CHELSEA — More than 100 WeWork cleaners who tried to unionize in June showed up to work on Monday to find that their building IDs no longer let them in, according to the union that represents them.
Their contract expired on Aug. 23, but even when they left work on Friday it still wasn't clear what their fate would be, said workers — some of whom had been with WeWork for years.
"We're in limbo," said Carlos Angulo, 26, in Spanish, who worked as a cleaner at WeWork for the past two years. "No one was dignified enough to tell us what [was going on]; they never told us anything."
The employees had known for several weeks that their positions were in jeopardy when the company that they worked for suddenly terminated their contract.

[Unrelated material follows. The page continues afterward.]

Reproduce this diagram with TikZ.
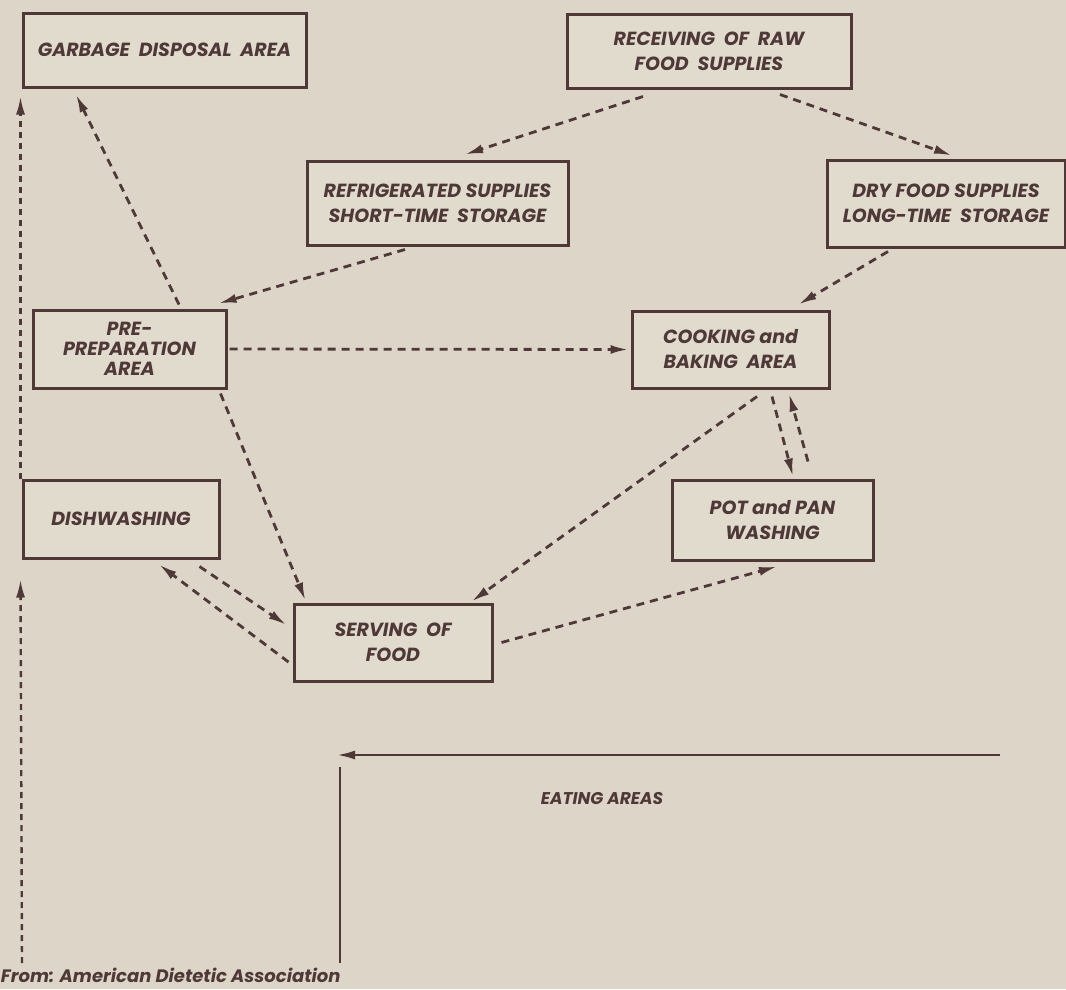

WeWork, a co-working space that has 17 sites in Manhattan and Brooklyn, announced it would be rehiring new workers directly in what it called an "exciting transition."
The new flock of hires had to be “entrepreneurial,” "inspired," "authentic" and “grateful," according to a posting.

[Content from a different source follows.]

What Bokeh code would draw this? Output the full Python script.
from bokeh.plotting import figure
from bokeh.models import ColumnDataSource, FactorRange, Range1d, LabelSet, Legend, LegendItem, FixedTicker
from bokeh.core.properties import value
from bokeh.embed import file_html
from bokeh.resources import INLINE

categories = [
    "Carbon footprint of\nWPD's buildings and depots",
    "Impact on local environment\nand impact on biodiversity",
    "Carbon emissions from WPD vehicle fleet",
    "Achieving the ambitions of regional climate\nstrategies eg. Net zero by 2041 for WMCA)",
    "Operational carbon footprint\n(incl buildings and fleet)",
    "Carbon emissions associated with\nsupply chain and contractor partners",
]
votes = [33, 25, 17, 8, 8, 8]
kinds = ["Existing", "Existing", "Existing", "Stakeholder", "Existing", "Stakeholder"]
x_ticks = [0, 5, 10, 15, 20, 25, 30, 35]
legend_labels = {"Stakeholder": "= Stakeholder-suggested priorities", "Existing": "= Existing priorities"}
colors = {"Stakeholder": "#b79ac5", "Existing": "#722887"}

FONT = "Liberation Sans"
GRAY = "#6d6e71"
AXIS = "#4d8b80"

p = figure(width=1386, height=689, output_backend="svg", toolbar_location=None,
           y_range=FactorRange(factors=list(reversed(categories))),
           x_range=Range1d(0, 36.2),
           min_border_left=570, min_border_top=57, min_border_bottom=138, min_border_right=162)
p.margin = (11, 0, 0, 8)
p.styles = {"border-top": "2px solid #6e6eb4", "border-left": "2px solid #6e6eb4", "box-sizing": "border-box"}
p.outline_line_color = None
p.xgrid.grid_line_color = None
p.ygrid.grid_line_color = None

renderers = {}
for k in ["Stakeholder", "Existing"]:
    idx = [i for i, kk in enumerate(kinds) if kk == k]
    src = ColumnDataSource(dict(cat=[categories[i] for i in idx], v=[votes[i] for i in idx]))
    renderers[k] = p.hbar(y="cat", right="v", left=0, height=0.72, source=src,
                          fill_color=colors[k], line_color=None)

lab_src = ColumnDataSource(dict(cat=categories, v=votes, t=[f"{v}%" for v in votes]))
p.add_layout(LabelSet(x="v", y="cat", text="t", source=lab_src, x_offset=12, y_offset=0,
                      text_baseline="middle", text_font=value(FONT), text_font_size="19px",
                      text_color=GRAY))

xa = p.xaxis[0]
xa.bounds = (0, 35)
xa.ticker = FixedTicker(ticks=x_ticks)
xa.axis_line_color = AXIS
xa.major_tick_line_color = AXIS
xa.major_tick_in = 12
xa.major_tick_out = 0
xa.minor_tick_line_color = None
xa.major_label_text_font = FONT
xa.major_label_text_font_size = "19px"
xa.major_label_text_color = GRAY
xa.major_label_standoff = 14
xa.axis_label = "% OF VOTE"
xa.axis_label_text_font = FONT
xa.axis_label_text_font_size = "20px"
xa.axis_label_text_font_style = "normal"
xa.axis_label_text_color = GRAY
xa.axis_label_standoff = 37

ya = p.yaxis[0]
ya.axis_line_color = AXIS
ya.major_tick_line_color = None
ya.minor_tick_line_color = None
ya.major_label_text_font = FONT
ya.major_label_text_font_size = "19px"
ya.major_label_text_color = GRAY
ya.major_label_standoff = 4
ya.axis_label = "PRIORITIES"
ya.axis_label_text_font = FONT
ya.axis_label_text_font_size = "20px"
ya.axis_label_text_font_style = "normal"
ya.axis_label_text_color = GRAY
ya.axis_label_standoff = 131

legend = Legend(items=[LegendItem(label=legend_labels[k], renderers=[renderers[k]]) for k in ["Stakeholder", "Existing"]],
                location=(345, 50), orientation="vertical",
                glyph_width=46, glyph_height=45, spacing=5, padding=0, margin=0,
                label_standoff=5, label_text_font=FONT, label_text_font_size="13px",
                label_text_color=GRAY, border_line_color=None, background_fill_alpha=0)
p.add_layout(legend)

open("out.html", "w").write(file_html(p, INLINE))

The new positions called Community Service Associates (CSAs) and Community Service Leads would be paid $15 and $18 per hour respectively, along with benefits and equity in the company, according to a job description.
The amount is more than the $10 workers were earning but less than what unionized office cleaners — who earn between $17.99 and $23.98 — make, according to a union representative.
The job description required workers to "prepare and maintain" building and floor lobbies, "prepare and lock beer kegerators" and "sanitize fruit water container," among other tasks such as dusting, vacuuming and taking out trash.
New employees also had to speak English, a source of concern and frustration for many of the primarily Spanish-speaking cleaners who were confident that they had been doing their jobs well without knowing much English.
"If I talk to the toilet in English it's not going to answer," Angulo said. "The printer doesn't ask me to talk to him in English, the coffee machine [doesn't either]."
Current cleaners were invited to apply.
And they did. They filled out online applications, with some applying several times. Most didn't hear anything, though a handful had job interviews, they said.
But on Monday when the workers showed up to their respective buildings, only about a dozen of the 129 were allowed to work, according to the union working with them.
The workers announced they wanted to unionize three months ago.
Several cleaners said they had been tired of earning $10 with no benefits and were frustrated about not being compensated for extra hours they worked.
After the announcement, the cleaning company, Commercial Business Maintenance (CBM) canceled its contract with WeWork, according to a letter from WeWork to SEIU 32 BJ, the union working with the cleaners.
A spokeswoman at SEIU 32 BJ says the contract cancelation is CBM's attempt to wriggle out of signing a union contract, which would require bumping pay to the union's $17.99 per hour starting rate.
“We think CBM terminated its contract with WeWork because it didn’t want to have a fight with 32BJ,” union spokeswoman Rachel Cohen told DNAinfo. "If WeWork wants to make a commitment to better careers, they should start with the cleaners who are already there."
WeWork denied the union's allegations that the change was a response to the organizing campaign.
"Any suggestion that engaging in union activity hurt applicants is patently false," a spokesman for WeWork said. "WeWork has interviewed or will interview every CBM employee who applies for one of our new jobs. We hired the best candidates, period."
Fifteen original CBM workers had been hired back, according to WeWork. The 129 original positions included some part-timers and so there were only 95 new positions available and the company is still looking to hire 25 more, the spokesman said.
CBM did not respond to a request for comment.
Maria Sdewald, who had worked at WeWork for more than three years, and who had several job interviews with the company after she turned in her online application, was not being able to work on Monday.
"I worked there for a long time," said Sdewald, 47, in Spanish. "I don't know what else to do. I'm still hoping they'll call."